● Data for the task
>> BEGIN
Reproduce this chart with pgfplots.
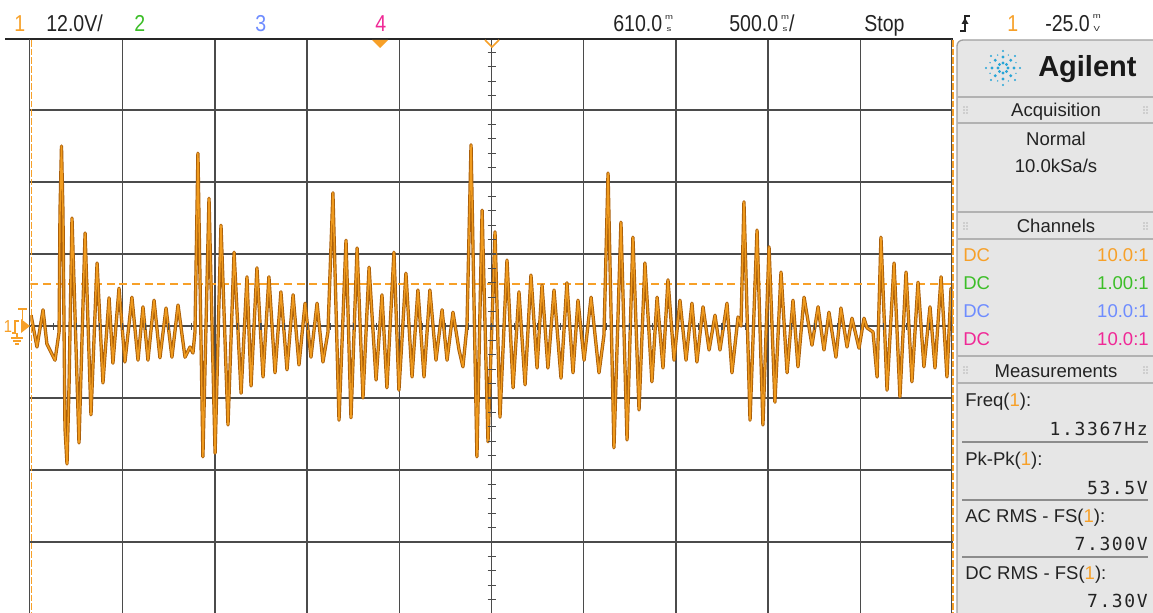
>> END
>> BEGIN
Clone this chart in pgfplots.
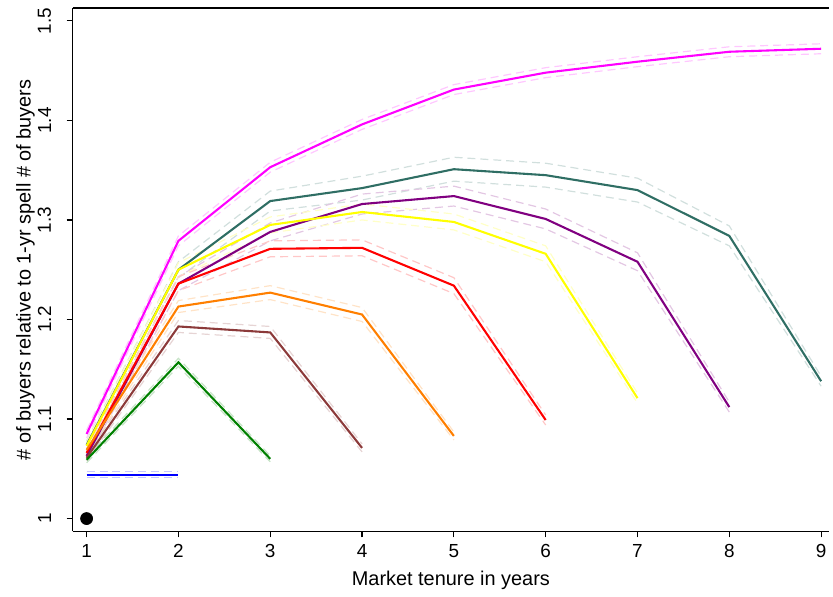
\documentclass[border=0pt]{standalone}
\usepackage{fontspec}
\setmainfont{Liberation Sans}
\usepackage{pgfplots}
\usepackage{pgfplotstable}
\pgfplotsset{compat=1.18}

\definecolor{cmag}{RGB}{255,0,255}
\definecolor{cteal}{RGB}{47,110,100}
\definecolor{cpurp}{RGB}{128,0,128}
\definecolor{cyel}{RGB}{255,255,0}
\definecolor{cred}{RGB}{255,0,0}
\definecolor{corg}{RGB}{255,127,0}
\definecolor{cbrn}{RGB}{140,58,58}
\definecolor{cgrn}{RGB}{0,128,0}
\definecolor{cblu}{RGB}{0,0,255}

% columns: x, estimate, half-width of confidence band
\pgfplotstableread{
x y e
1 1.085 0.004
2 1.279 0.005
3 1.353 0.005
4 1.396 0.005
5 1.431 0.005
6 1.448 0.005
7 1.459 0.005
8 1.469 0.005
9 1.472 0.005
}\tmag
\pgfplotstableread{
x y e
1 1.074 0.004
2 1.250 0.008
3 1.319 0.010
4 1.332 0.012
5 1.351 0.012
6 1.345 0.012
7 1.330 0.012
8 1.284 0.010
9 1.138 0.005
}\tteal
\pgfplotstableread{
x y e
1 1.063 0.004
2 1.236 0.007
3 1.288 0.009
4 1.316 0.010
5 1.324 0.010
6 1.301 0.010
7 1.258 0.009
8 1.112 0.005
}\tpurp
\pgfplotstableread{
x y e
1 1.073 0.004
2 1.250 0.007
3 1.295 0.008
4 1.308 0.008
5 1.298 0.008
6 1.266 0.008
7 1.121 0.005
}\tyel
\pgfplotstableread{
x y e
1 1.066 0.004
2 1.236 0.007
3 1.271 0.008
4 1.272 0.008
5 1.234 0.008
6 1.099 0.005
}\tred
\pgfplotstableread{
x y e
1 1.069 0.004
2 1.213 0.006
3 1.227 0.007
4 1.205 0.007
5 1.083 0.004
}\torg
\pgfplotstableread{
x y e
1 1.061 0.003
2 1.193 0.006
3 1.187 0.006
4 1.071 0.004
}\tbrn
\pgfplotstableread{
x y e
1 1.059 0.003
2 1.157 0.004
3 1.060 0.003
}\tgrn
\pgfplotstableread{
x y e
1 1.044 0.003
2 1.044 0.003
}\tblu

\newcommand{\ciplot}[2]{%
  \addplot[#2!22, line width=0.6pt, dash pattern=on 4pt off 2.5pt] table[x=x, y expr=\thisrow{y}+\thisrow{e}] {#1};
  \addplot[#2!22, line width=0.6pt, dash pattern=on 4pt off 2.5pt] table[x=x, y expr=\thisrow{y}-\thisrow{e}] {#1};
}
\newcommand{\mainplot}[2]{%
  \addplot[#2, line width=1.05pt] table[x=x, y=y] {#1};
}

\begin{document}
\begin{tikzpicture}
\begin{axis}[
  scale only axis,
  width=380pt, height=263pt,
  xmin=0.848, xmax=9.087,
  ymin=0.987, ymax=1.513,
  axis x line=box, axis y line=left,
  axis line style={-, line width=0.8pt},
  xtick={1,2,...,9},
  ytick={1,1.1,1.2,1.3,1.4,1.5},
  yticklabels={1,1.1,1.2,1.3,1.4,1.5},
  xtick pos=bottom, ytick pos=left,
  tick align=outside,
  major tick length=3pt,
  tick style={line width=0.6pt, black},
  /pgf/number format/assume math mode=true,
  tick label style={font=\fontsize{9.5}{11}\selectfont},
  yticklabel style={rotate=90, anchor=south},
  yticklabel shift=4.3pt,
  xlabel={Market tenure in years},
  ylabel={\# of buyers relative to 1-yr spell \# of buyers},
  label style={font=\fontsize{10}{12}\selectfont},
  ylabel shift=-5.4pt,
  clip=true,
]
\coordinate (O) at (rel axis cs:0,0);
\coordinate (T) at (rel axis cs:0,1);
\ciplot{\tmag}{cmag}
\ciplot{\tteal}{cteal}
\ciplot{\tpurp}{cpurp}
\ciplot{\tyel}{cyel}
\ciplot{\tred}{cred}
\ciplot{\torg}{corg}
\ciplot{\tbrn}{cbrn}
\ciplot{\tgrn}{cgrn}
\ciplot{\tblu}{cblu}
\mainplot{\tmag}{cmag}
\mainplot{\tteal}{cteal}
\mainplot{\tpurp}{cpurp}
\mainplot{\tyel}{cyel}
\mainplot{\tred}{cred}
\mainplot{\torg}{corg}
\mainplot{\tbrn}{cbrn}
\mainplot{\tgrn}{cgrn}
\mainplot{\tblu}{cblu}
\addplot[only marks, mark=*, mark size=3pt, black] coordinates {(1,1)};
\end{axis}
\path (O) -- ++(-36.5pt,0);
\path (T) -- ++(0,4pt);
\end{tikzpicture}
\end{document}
>> END
Where a line contains the string "chart", extract that line.

Reproduce this chart with pgfplots.
Clone this chart in pgfplots.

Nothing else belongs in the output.